Tutti siamo “carichi” di pensieri artificiali e luoghi comuni: abbandonarli e osservarsi con uno sguardo nuovo fa scoprire lati profondi e sconosciuti
Prova a farti questa domanda: quando fai le tue scelte, quando parli con i tuoi colleghi, quando ami, quando educhi i figli, sei davvero te stesso? Ti preoccupi di pensare, di dire e di fare le cose giuste. Ma giuste per te o per l’esterno? Quanto c’è di tuo e quanto è un compromesso? È ovvio, nessuno è un’isola, i compromessi sono necessari. Ma fino a un certo punto. Perché gli altri sono uno specchio e spesso sono loro a rimandarti un immagine distorta della tua identità: quello che gli altri pensano di te, quello che tu credi pensino, quello che tu pensi di te stesso finiscono per diventare una cosa sola. Pensi quello che vuole il mondo, ti adatti alle circostanze.
Identità di rimbalzo
Rimanendo sempre con gli stessi pensieri finisci per aderire a questa identità. Che può diventare un tormento, perché ti crea problemi che non esistono, non sono tuoi, sono di quell’identità: essere amata in un certo modo, avere un lavoro di un certo tipo… C’è una sola via per uscire da questo circolo: imparare a cavarsela senza quell’identità fittizia, liberatene.

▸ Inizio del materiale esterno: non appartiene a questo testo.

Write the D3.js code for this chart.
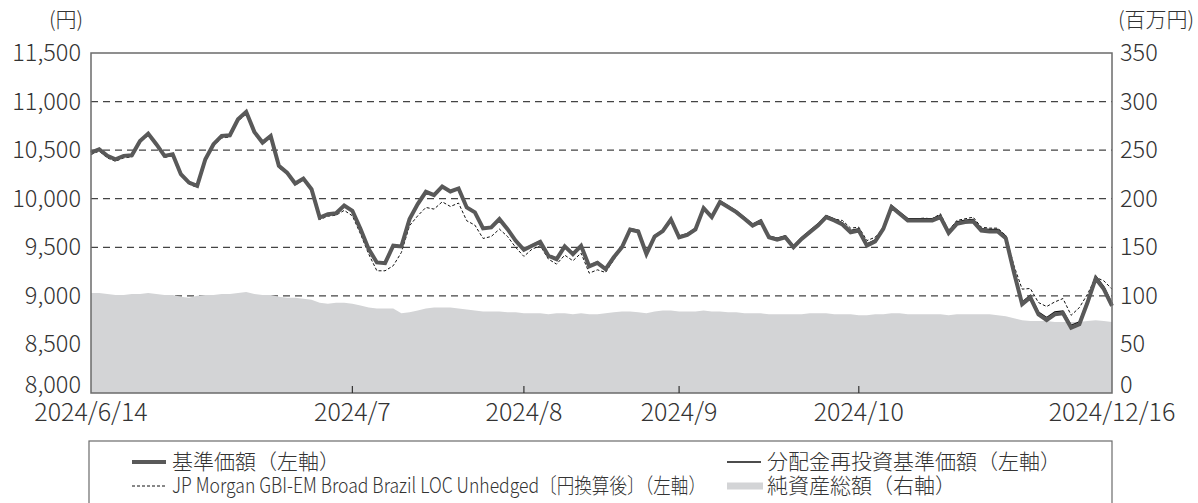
<!DOCTYPE html>
<html lang="ja">
<head>
<meta charset="utf-8">
<script src="https://cdn.jsdelivr.net/npm/d3@7"></script>
<style>
  body { margin: 0; background: #fff; }
  svg { display: block; font-family: "Noto Sans CJK JP", "Noto Sans", sans-serif; font-weight: 300; }
</style>
</head>
<body>
<div id="chart"></div>
<script>
// ============================================
// DATA (one value per business day, 2024/6/14 - 2024/12/16)
// ============================================

const basePrice = [
  10475, 10509, 10441, 10406, 10441, 10447, 10595, 10670, 10561, 10441,
  10458, 10252, 10166, 10132, 10406, 10561, 10646, 10653, 10818, 10894,
  10688, 10578, 10646, 10338, 10269, 10156, 10207, 10097, 9806, 9840,
  9850, 9930, 9876, 9687, 9481, 9344, 9337, 9516, 9509, 9790,
  9944, 10071, 10037, 10126, 10075, 10106, 9910, 9859, 9694, 9704,
  9790, 9687, 9567, 9474, 9516, 9557, 9413, 9378, 9509, 9430,
  9516, 9303, 9340, 9276, 9397, 9500, 9683, 9662, 9431, 9610,
  9666, 9786, 9603, 9628, 9683, 9903, 9810, 9966, 9914, 9862,
  9793, 9724, 9766, 9603, 9579, 9603, 9500, 9586, 9655, 9724,
  9810, 9776, 9735, 9655, 9672, 9517, 9559, 9690, 9914, 9845,
  9776, 9776, 9776, 9776, 9810, 9648, 9741, 9759, 9766, 9672,
  9662, 9662, 9593, 9241, 8914, 8983, 8810, 8752, 8810, 8821,
  8672, 8707, 8931, 9179, 9069, 8897,
];

const reinvestPrice = [
  10475, 10509, 10441, 10406, 10441, 10447, 10595, 10670, 10561, 10441,
  10458, 10252, 10166, 10132, 10406, 10561, 10646, 10653, 10818, 10894,
  10690, 10580, 10648, 10340, 10272, 10160, 10210, 10100, 9810, 9845,
  9855, 9935, 9880, 9692, 9486, 9350, 9343, 9522, 9515, 9796,
  9950, 10078, 10044, 10133, 10082, 10113, 9918, 9867, 9702, 9712,
  9798, 9695, 9575, 9482, 9525, 9566, 9422, 9387, 9518, 9440,
  9526, 9313, 9350, 9287, 9408, 9511, 9694, 9674, 9443, 9622,
  9678, 9798, 9616, 9641, 9696, 9916, 9824, 9980, 9928, 9876,
  9808, 9739, 9781, 9618, 9595, 9619, 9516, 9602, 9672, 9741,
  9827, 9793, 9752, 9673, 9690, 9535, 9577, 9709, 9933, 9864,
  9796, 9796, 9796, 9796, 9830, 9668, 9762, 9780, 9787, 9693,
  9684, 9684, 9615, 9263, 8937, 9006, 8833, 8776, 8834, 8845,
  8697, 8732, 8956, 9205, 9095, 8923,
];

const benchmark = [
  10455, 10490, 10420, 10385, 10420, 10430, 10580, 10650, 10545, 10425,
  10440, 10235, 10150, 10115, 10390, 10545, 10625, 10635, 10800, 10870,
  10665, 10560, 10630, 10320, 10250, 10140, 10190, 10080, 9785, 9820,
  9830, 9880, 9824, 9636, 9430, 9258, 9258, 9310, 9447, 9722,
  9824, 9910, 9893, 9968, 9920, 9955, 9773, 9728, 9591, 9611,
  9687, 9611, 9498, 9406, 9481, 9516, 9378, 9327, 9419, 9361,
  9440, 9234, 9268, 9241, 9370, 9490, 9675, 9655, 9425, 9605,
  9660, 9780, 9600, 9625, 9680, 9900, 9810, 9966, 9920, 9870,
  9800, 9735, 9775, 9615, 9590, 9615, 9515, 9600, 9670, 9740,
  9825, 9790, 9776, 9697, 9707, 9569, 9603, 9697, 9924, 9855,
  9793, 9793, 9800, 9793, 9845, 9672, 9776, 9793, 9810, 9707,
  9697, 9697, 9621, 9310, 9069, 9076, 8931, 8890, 8938, 8972,
  8800, 8879, 9017, 9190, 9155, 9069,
];

// 純資産総額 (百万円)
const netAssets = [
  103, 103, 102, 101, 101, 102, 102, 103, 102, 101,
  101, 99, 98, 100, 101, 101, 102, 102, 103, 104,
  102, 101, 101, 99, 98, 98, 97, 96, 93, 92,
  93, 93, 92, 90, 88, 87, 87, 87, 82, 83,
  85, 87, 88, 88, 88, 87, 86, 85, 84, 84,
  84, 83, 83, 82, 82, 82, 81, 82, 82, 81,
  82, 81, 81, 82, 83, 84, 84, 83, 82, 84,
  85, 85, 84, 84, 84, 85, 84, 84, 83, 83,
  82, 82, 82, 81, 81, 81, 81, 81, 82, 82,
  82, 81, 81, 81, 80, 80, 81, 81, 82, 82,
  81, 81, 81, 81, 81, 80, 81, 81, 81, 81,
  81, 80, 79, 77, 75, 74, 74, 74, 73, 73,
  73, 73, 74, 75, 74, 73,
];

const leftTicks = [8000, 8500, 9000, 9500, 10000, 10500, 11000, 11500];
const rightTicks = [0, 50, 100, 150, 200, 250, 300, 350];
const xTickIndex = [0, 32, 53, 72, 94, 125];
const xTickLabels = ["2024/6/14", "2024/7", "2024/8", "2024/9", "2024/10", "2024/12/16"];

const legendItems = [
  { label: "基準価額（左軸）", kind: "base", col: 0, row: 0 },
  { label: "分配金再投資基準価額（左軸）", kind: "reinvest", col: 1, row: 0 },
  { label: "JP Morgan GBI-EM Broad Brazil LOC Unhedged〔円換算後〕（左軸）", kind: "bench", col: 0, row: 1 },
  { label: "純資産総額（右軸）", kind: "assets", col: 1, row: 1 },
];

// ============================================
// LAYOUT & STYLE
// ============================================

const WIDTH = 1198;
const HEIGHT = 503;
const PLOT = { left: 91, right: 1112, top: 53, bottom: 393 };
const TEXT_COLOR = "#333";
const FONT_SIZE = 23.5;
const DATE_FONT_SIZE = 25;

const STYLES = {
  base: { stroke: "#595959", width: 4, dash: null },
  reinvest: { stroke: "#111", width: 1.3, dash: null },
  bench: { stroke: "#111", width: 1, dash: "3,2" },
  assets: "#d3d4d6",
};

// ============================================
// DRAW
// ============================================

const svg = d3
  .select("#chart")
  .append("svg")
  .attr("width", WIDTH)
  .attr("height", HEIGHT);

svg.append("rect").attr("width", WIDTH).attr("height", HEIGHT).attr("fill", "#fff");

const x = d3.scaleLinear().domain([0, basePrice.length - 1]).range([PLOT.left, PLOT.right]);
const yLeft = d3.scaleLinear().domain([8000, 11500]).range([PLOT.bottom, PLOT.top]);
const yRight = d3.scaleLinear().domain([0, 350]).range([PLOT.bottom, PLOT.top]);

// dashed gridlines
svg
  .append("g")
  .selectAll("line")
  .data(leftTicks.slice(1, -1))
  .join("line")
  .attr("x1", PLOT.left)
  .attr("x2", PLOT.right)
  .attr("y1", (d) => yLeft(d))
  .attr("y2", (d) => yLeft(d))
  .attr("stroke", "#444")
  .attr("stroke-width", 1.2)
  .attr("stroke-dasharray", "7,5");

// net assets area (right axis)
const area = d3
  .area()
  .x((d, i) => x(i))
  .y0(yRight(0))
  .y1((d) => yRight(d));

svg.append("path").datum(netAssets).attr("d", area).attr("fill", STYLES.assets);

/**
 * Draw one price series against the left axis
 */
function drawLine(values, style) {
  const line = d3
    .line()
    .x((d, i) => x(i))
    .y((d) => yLeft(d));
  svg
    .append("path")
    .datum(values)
    .attr("d", line)
    .attr("fill", "none")
    .attr("stroke", style.stroke)
    .attr("stroke-width", style.width)
    .attr("stroke-dasharray", style.dash)
    .attr("stroke-linejoin", "miter");
}

drawLine(benchmark, STYLES.bench);
drawLine(reinvestPrice, STYLES.reinvest);
drawLine(basePrice, STYLES.base);

// plot frame
svg
  .append("rect")
  .attr("x", PLOT.left)
  .attr("y", PLOT.top)
  .attr("width", PLOT.right - PLOT.left)
  .attr("height", PLOT.bottom - PLOT.top)
  .attr("fill", "none")
  .attr("stroke", "#6b6b6b")
  .attr("stroke-width", 1.5);

// left axis labels (lowest one is lifted clear of the date labels)
const fmt = d3.format(",");
svg
  .append("g")
  .selectAll("text")
  .data(leftTicks)
  .join("text")
  .attr("x", PLOT.left - 10)
  .attr("y", (d, i) => yLeft(d) + 8 - (i === 0 ? 8 : 0))
  .attr("text-anchor", "end")
  .attr("font-size", FONT_SIZE)
  .attr("fill", TEXT_COLOR)
  .text((d) => fmt(d));

// right axis labels
svg
  .append("g")
  .selectAll("text")
  .data(rightTicks)
  .join("text")
  .attr("x", PLOT.right + 8)
  .attr("y", (d, i) => yRight(d) + 8 - (i === 0 ? 8 : 0))
  .attr("text-anchor", "start")
  .attr("font-size", FONT_SIZE)
  .attr("fill", TEXT_COLOR)
  .text((d) => d);

// unit labels
svg.append("text").attr("x", 66).attr("y", 27).attr("text-anchor", "middle")
  .attr("font-size", 21).attr("fill", TEXT_COLOR).text("(円)");
svg.append("text").attr("x", 1156).attr("y", 27).attr("text-anchor", "middle")
  .attr("font-size", 21).attr("fill", TEXT_COLOR).text("(百万円)");

// x ticks (inside) and labels
svg
  .append("g")
  .selectAll("line")
  .data(xTickIndex.slice(1, -1))
  .join("line")
  .attr("x1", (d) => x(d))
  .attr("x2", (d) => x(d))
  .attr("y1", PLOT.bottom)
  .attr("y2", PLOT.bottom - 7)
  .attr("stroke", "#333")
  .attr("stroke-width", 1.2);

svg
  .append("g")
  .selectAll("text")
  .data(xTickIndex)
  .join("text")
  .attr("x", (d) => x(d))
  .attr("y", PLOT.bottom + 28)
  .attr("text-anchor", "middle")
  .attr("font-size", DATE_FONT_SIZE)
  .attr("fill", TEXT_COLOR)
  .text((d, i) => xTickLabels[i]);

// ============================================
// LEGEND
// ============================================

const legend = svg.append("g");
legend
  .append("rect")
  .attr("x", 89)
  .attr("y", 441)
  .attr("width", PLOT.right - 89)
  .attr("height", 80)
  .attr("fill", "#fff")
  .attr("stroke", "#6b6b6b")
  .attr("stroke-width", 1.2);

const colX = [132, 727];
const rowY = [462, 486];

legendItems.forEach((item) => {
  const lx = colX[item.col];
  const ly = rowY[item.row];
  if (item.kind === "assets") {
    legend.append("line").attr("x1", lx).attr("x2", lx + 36).attr("y1", ly).attr("y2", ly)
      .attr("stroke", STYLES.assets).attr("stroke-width", 7);
  } else {
    const s = STYLES[item.kind];
    legend.append("line").attr("x1", lx).attr("x2", lx + 34).attr("y1", ly).attr("y2", ly)
      .attr("stroke", s.stroke).attr("stroke-width", s.width).attr("stroke-dasharray", s.dash);
  }
  const t = legend
    .append("text")
    .attr("x", lx + 40)
    .attr("y", ly + 7)
    .attr("font-size", 21)
    .attr("fill", TEXT_COLOR)
    .text(item.label);
  if (item.kind === "bench") {
    t.attr("textLength", 534).attr("lengthAdjust", "spacingAndGlyphs");
  }
});
</script>
</body>
</html>
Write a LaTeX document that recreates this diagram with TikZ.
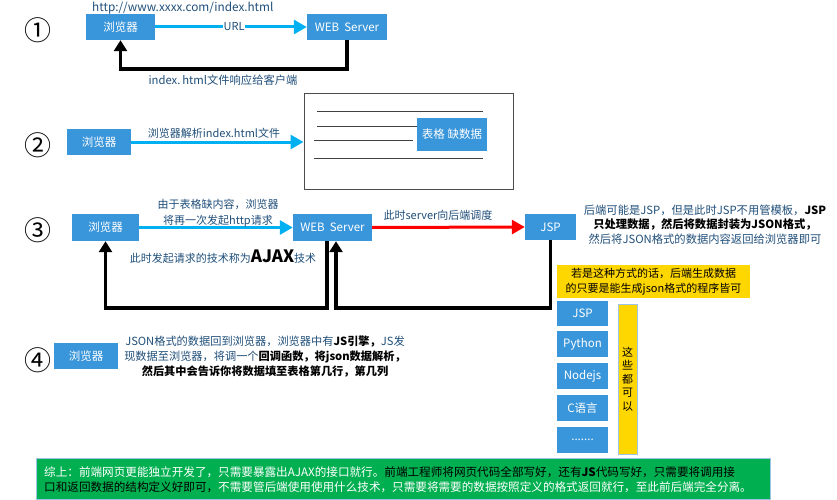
\documentclass[tikz,border=0pt]{standalone}
\usepackage{fontspec}
\setmainfont{Noto Sans CJK SC}
\usetikzlibrary{arrows.meta}
\definecolor{boxblue}{HTML}{3A96DB}
\definecolor{txtblue}{HTML}{1F4E79}
\definecolor{arrcyan}{HTML}{00B0F0}
\definecolor{arrred}{HTML}{FF0000}
\definecolor{ylw}{HTML}{FFD700}
\definecolor{grn}{HTML}{00B050}
\definecolor{grnborder}{HTML}{9DC3E6}
\tikzset{
  bbox/.style={fill=boxblue, text=white, inner sep=0pt, font=\fontsize{11.5}{13}\selectfont},
  num/.style={inner sep=0pt, font=\fontsize{27}{28}\selectfont},
  lbl/.style={inner sep=0pt, text=txtblue, font=\fontsize{11}{13}\selectfont},
  cyanarr/.style={draw=arrcyan, line width=3pt, -{Triangle[length=13pt,width=14pt]}},
  redarr/.style={draw=arrred, line width=3pt, -{Triangle[length=13pt,width=14pt]}},
  ret/.style={draw=black, line width=3.5pt, -{Triangle[length=11pt,width=13pt]}},
  pline/.style={draw=black!75, line width=1pt},
}
\begin{document}
\begin{tikzpicture}[x=1pt,y=-1pt]
\useasboundingbox (0,0) rectangle (837,500);

% ---------- 1 ----------
\node[num] (n1) at (38,30) {①};
\node[bbox, minimum width=69pt, minimum height=26pt] (b1) at (120.5,27) {浏览器};
\node[bbox, minimum width=80pt, minimum height=26pt] (ws1) at (347,27) {WEB\ \ Server};
\node[lbl, anchor=west, font=\fontsize{11.8}{13}\selectfont] (url) at (92,8) {http://www.xxxx.com/index.html};
\draw[cyanarr] (b1.east) -- (ws1.west) node[pos=0.52, fill=white, inner sep=1pt, text=txtblue, font=\fontsize{11}{13}\selectfont] (urllbl) {URL};
\draw[ret] (ws1.south) -- ++(0,29) -| (b1.south);
\node[lbl, font=\fontsize{11.3}{13}\selectfont] (resp) at (223,80) {index.\,html文件响应给客户端};

% ---------- 2 ----------
\node[num] (n2) at (38,145) {②};
\node[bbox, minimum width=64pt, minimum height=26pt] (b2) at (99,142) {浏览器};
\node[draw=black!70, line width=1pt, minimum width=209pt, minimum height=95pt, inner sep=0pt] (page) at (408.5,141.5) {};
\draw[cyanarr] (b2.east) -- (b2.east -| page.west);
\node[lbl] (parse) at (214,133) {浏览器解析index.html文件};
\coordinate (l1a) at (317,112); \coordinate (l1b) at (483,112);
\coordinate (l2a) at (317,126); \coordinate (l2b) at (417,126);
\coordinate (l3a) at (314,140); \coordinate (l3b) at (413,140);
\coordinate (l4a) at (314,158); \coordinate (l4b) at (483,158);
\draw[pline] (l1a) -- (l1b);
\draw[pline] (l2a) -- (l2b);
\draw[pline] (l3a) -- (l3b);
\draw[pline] (l4a) -- (l4b);
\node[bbox, minimum width=70pt, minimum height=33pt] (tbl) at (452,134.5) {表格\ 缺数据};

% ---------- 3 ----------
\node[num] (n3) at (38,230) {③};
\node[bbox, minimum width=67pt, minimum height=27pt] (b3) at (105.5,227.5) {浏览器};
\node[bbox, minimum width=79pt, minimum height=27pt] (ws3) at (332.5,227.5) {WEB\ \ Server};
\node[bbox, minimum width=51pt, minimum height=26pt] (jsp3) at (550.5,227) {JSP};
\draw[cyanarr] (b3.east) -- (ws3.west);
\node[lbl, align=center, font=\fontsize{11}{15.5}\selectfont] (req) at (218,213) {由于表格缺内容，浏览器\\将再一次发起http请求};
\draw[redarr] (ws3.east) -- (jsp3.west);
\node[lbl] (sched) at (438,215) {此时server向后端调度};
\draw[ret] ([xshift=-5.5pt]ws3.south) -- ++(0,67) -| (b3.south);
\draw[ret] (jsp3.south) -- ++(0,68) -| ([xshift=3.5pt]ws3.south);
\node[lbl, anchor=base] (ajax) at (223,262) {此时发起请求的技术称为{\color{black}\fontsize{17}{18}\selectfont\bfseries AJAX}技术};
\node[lbl, align=center, font=\fontsize{11.3}{14.5}\selectfont] (jspdesc) at (705,224.5) {后端可能是JSP，但是此时JSP不用管模板，{\color{black}\bfseries JSP}\\{\color{black}\bfseries 只处理数据，然后将数据封装为JSON格式，}\\然后将JSON格式的数据内容返回给浏览器即可};
\node[fill=ylw, minimum width=193pt, minimum height=33pt, inner sep=0pt] (ybox) at (653.5,281.5) {};
\node[align=center, inner sep=0pt, font=\fontsize{11}{15}\selectfont] (ytext) at (ybox.center) {若是这种方式的话，后端生成数据\\的只要是能生成json格式的程序皆可};

% stack
\node[bbox, minimum width=51pt, minimum height=25pt] (s1) at (582.5,313.5) {JSP};
\node[bbox, minimum width=51pt, minimum height=26pt] (s2) at (582.5,344) {Python};
\node[bbox, minimum width=51pt, minimum height=26pt] (s3) at (582.5,376) {Nodejs};
\node[bbox, minimum width=51pt, minimum height=26pt] (s4) at (582.5,408) {C语言};
\node[bbox, minimum width=51pt, minimum height=26pt] (s5) at (582.5,440) {.......};
\node[fill=ylw, draw=grnborder, line width=0.8pt, minimum width=19pt, minimum height=150pt, inner sep=0pt] (vbox) at (627.5,379) {};
\node[align=center, inner sep=0pt, font=\fontsize{11}{13.5}\selectfont] (vtext) at (vbox.center) {这\\些\\都\\可\\以};

% ---------- 4 ----------
\node[num] (n4) at (38,360) {④};
\node[bbox, minimum width=64pt, minimum height=26pt] (b4) at (86,356) {浏览器};
\node[lbl, align=center, font=\fontsize{11.2}{15}\selectfont] (json) at (265,357) {JSON格式的数据回到浏览器，浏览器中有{\color{black}\bfseries JS引擎，}JS发\\现数据至浏览器，将调一个{\color{black}\bfseries 回调函数，将json数据解析，}\\{\color{black}\bfseries 然后其中会告诉你将数据填至表格第几行，第几列}};

% ---------- summary ----------
\node[fill=grn, draw=grnborder, line width=1pt, minimum width=734pt, minimum height=41pt, inner sep=0pt] (sum) at (403,478.5) {};
\node[anchor=west, align=left, inner sep=0pt, text=white, font=\fontsize{11.6}{15}\selectfont] (sumtext) at (44,479.5) {综上：前端网页更能独立开发了，只需要暴露出AJAX的接口就行。{\color{black}前端工程师将网页代码全部写好，还有\textbf{JS}代码写好，只需要将调用接}\\{\color{black}口和返回数据的结构定义好即可，}不需要管后端使用使用什么技术，只需要将需要的数据按照定义的格式返回就行，至此前后端完全分离。};
\end{tikzpicture}
\end{document}
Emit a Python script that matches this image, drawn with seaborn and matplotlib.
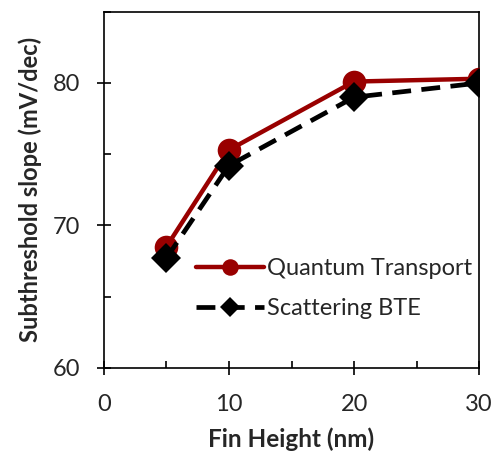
import matplotlib
matplotlib.use("Agg")
import matplotlib.pyplot as plt
from matplotlib.ticker import MultipleLocator
import seaborn as sns
import pandas as pd

fin_height = [5, 10, 20, 30]
quantum_transport = [68.5, 75.3, 80.1, 80.3]
scattering_bte = [67.7, 74.2, 79.0, 80.0]

sns.set_style("ticks")
plt.rcParams["font.family"] = ["Lato", "DejaVu Sans"]

fig = plt.figure(figsize=(4.92, 4.53), dpi=100)
ax = fig.add_axes([0.211, 0.188, 0.763, 0.786])

df_q = pd.DataFrame({"h": fin_height, "ss": quantum_transport})
df_s = pd.DataFrame({"h": fin_height, "ss": scattering_bte})

sns.lineplot(data=df_q, x="h", y="ss", ax=ax, color="#990000", linewidth=3.2,
             marker="o", markersize=17, markeredgewidth=0,
             label="Quantum Transport", zorder=3)
sns.lineplot(data=df_s, x="h", y="ss", ax=ax, color="black", linewidth=3.4,
             linestyle=(0, (4, 2.2)), marker="D", markersize=15,
             markeredgewidth=0, label="Scattering BTE", zorder=4)

ax.set_xlim(0, 30)
ax.set_ylim(60, 85)
ax.xaxis.set_major_locator(MultipleLocator(10))
ax.xaxis.set_minor_locator(MultipleLocator(5))
ax.yaxis.set_major_locator(MultipleLocator(10))
ax.yaxis.set_minor_locator(MultipleLocator(5))
ax.tick_params(which="major", direction="inout", length=10, width=1.2,
               labelsize=17, color="black")
ax.tick_params(axis="y", which="major", pad=12)
ax.tick_params(axis="x", which="major", pad=14)
ax.tick_params(which="minor", direction="in", length=5, width=1.2, color="black")
for s in ax.spines.values():
    s.set_linewidth(1.2)
    s.set_color("black")
    s.set_visible(True)

ax.set_xlabel("Fin Height (nm)", fontsize=17.5, fontweight="bold", labelpad=9)
ax.set_ylabel("Subthreshold slope (mV/dec)", fontsize=17, fontweight="bold", labelpad=8)

ax.legend(loc="upper left", bbox_to_anchor=(0.22, 0.335), frameon=False,
          fontsize=17, markerscale=0.7, handlelength=2.9, handletextpad=0.1,
          labelspacing=0.8, borderaxespad=0)

fig.savefig("out.png", dpi=100)
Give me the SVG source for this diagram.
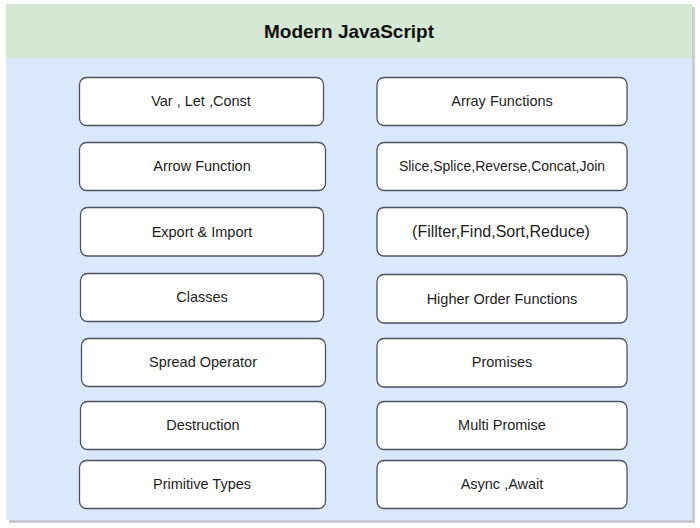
<svg xmlns="http://www.w3.org/2000/svg" width="700" height="528" viewBox="0 0 700 528">
<style>
.node rect{fill:#ffffff;stroke:#4d525c;stroke-width:1.3}
.node text{font-family:"Liberation Sans",Arial,sans-serif;font-size:14.5px;fill:#1e1e1e;text-anchor:middle;dominant-baseline:central}
.title{font-family:"Liberation Sans",Arial,sans-serif;font-size:19px;font-weight:bold;fill:#111;text-anchor:middle;dominant-baseline:central}
</style>
<rect width="700" height="528" fill="#ffffff"/>
<g id="frame">
<rect x="9" y="7" width="686" height="516" fill="#c9ccd2"/>
<rect x="6" y="4" width="686" height="516" fill="#dae8fc"/>
<rect x="6" y="4" width="686" height="54" fill="#d5e8d4"/>
<text class="title" x="349" y="31">Modern JavaScript</text>
</g>
<g id="connectors"></g>
<g id="n1" class="node"><rect x="79.5" y="77.5" width="244" height="48" rx="7"/><text x="201" y="101">Var , Let ,Const</text></g>
<g id="n2" class="node"><rect x="79.5" y="142.5" width="246" height="48" rx="7"/><text x="202" y="166">Arrow Function</text></g>
<g id="n3" class="node"><rect x="80.5" y="207.5" width="243" height="48.5" rx="7"/><text x="202" y="232">Export &amp; Import</text></g>
<g id="n4" class="node"><rect x="80.5" y="273.5" width="243" height="48" rx="7"/><text x="202" y="297">Classes</text></g>
<g id="n5" class="node"><rect x="81.5" y="338.5" width="244" height="48" rx="7"/><text x="203" y="362">Spread Operator</text></g>
<g id="n6" class="node"><rect x="80.5" y="401.5" width="245" height="48" rx="7"/><text x="203" y="425">Destruction</text></g>
<g id="n7" class="node"><rect x="79.5" y="460.5" width="246" height="48" rx="7"/><text x="202" y="484">Primitive Types</text></g>
<g id="n8" class="node"><rect x="377" y="77.5" width="250" height="48" rx="7"/><text x="502" y="101">Array Functions</text></g>
<g id="n9" class="node"><rect x="377" y="142.5" width="250" height="48" rx="7"/><text x="502" y="166" style="font-size:14px">Slice,Splice,Reverse,Concat,Join</text></g>
<g id="n10" class="node"><rect x="377" y="207.5" width="250" height="48.5" rx="7"/><text x="501" y="231.5" style="font-size:16px">(Fillter,Find,Sort,Reduce)</text></g>
<g id="n11" class="node"><rect x="377" y="274.5" width="250" height="48.5" rx="7"/><text x="502" y="299">Higher Order Functions</text></g>
<g id="n12" class="node"><rect x="377" y="338.5" width="250" height="48.5" rx="7"/><text x="502" y="362">Promises</text></g>
<g id="n13" class="node"><rect x="377" y="401.5" width="250" height="48" rx="7"/><text x="502" y="425">Multi Promise</text></g>
<g id="n14" class="node"><rect x="377" y="460.5" width="250" height="48" rx="7"/><text x="502" y="484">Async ,Await</text></g>
</svg>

Non devi “lavorare su di te”
Siamo noi stessi quando non facciamo fatica: nelle cose che ci vengono naturali, ciò che riusciamo a fare senza averlo imparato, nelle azioni spontanee che nascono non sappiamo come. Esattamente il contrario dell’idea che ci si debba conoscere, che si debba sezionare la psiche alla ricerca di “ciò che siamo”, che si debba “lavorare su di sé”. “Prima devo conoscermi, poi saprò come cambiare”. Niente di più sbagliato. Ciò che puoi conoscere di te non è ciò che conta. Quelle che credi siano tue caratteristiche sono solo la punta dell’iceberg, sono solo il riverbero di pensieri superficiali: sotto si nasconde un mondo sconosciuto e prezioso, si cela il seme, che sta al buio. E il seme si manifesta in modo spontaneo, in una continua fioritura: i tuoi pensieri possono rallentarlo, mai aiutarlo.
Correggersi è perdersi
Anche senza volerlo ognuno di noi fa continuamente buoni propositi. Ad esempio ti dici: “Questo non deve succedere più, devo essere migliore”. Vogliamo eliminare i difetti, essere bravi: un bravo genitore, una brava figlia, una brava moglie. Mangiare il giusto senza ingrassare, essere ottimisti ed equilibrati. Non fare male a nessuno. Non avere desideri inopportuni. Non provare sentimenti “sbagliati”. Il problema è che nessuno è così, ma così facendo certi pensieri e certe emozioni, quelli che rifiuti, scivolano in profondità, nell’inconscio. Trattandoti come uno scolaretto da correggere, non fai che riempire le zone oscure della mente mentre tu ti “assottigli” fino a sparire.
Osserva i tuoi stati interiori
“È passato un anno ma sto ancora male perché mi ha lasciato”; oppure “mia madre non mi ha amato e questo ha segnato la mia vita”. Sono frasi comuni. In realtà però non stai male per i motivi che credi: l’anima non obbedisce alle leggi di causa ed effetto. Ciò che per il pensiero è un male forse è un’occasione preziosa che l’anima stava cercando per fare un salto in avanti. Prova allora a togliere l’oggetto ai tuoi stati. Ad esempio non dire: “Mi manca lui”, ma: “Sento la mancanza”. Punto. Sento un’emozione – rabbia, tristezza, ansia – e non la attribuisco a una causa. La percepisco, mi affido a lei. Dove vorrà portarmi? Cosa vuole farmi scoprire? La tua parte profonda, spontanea, ne sa più dei tuoi ragionamenti. Fidati di lei!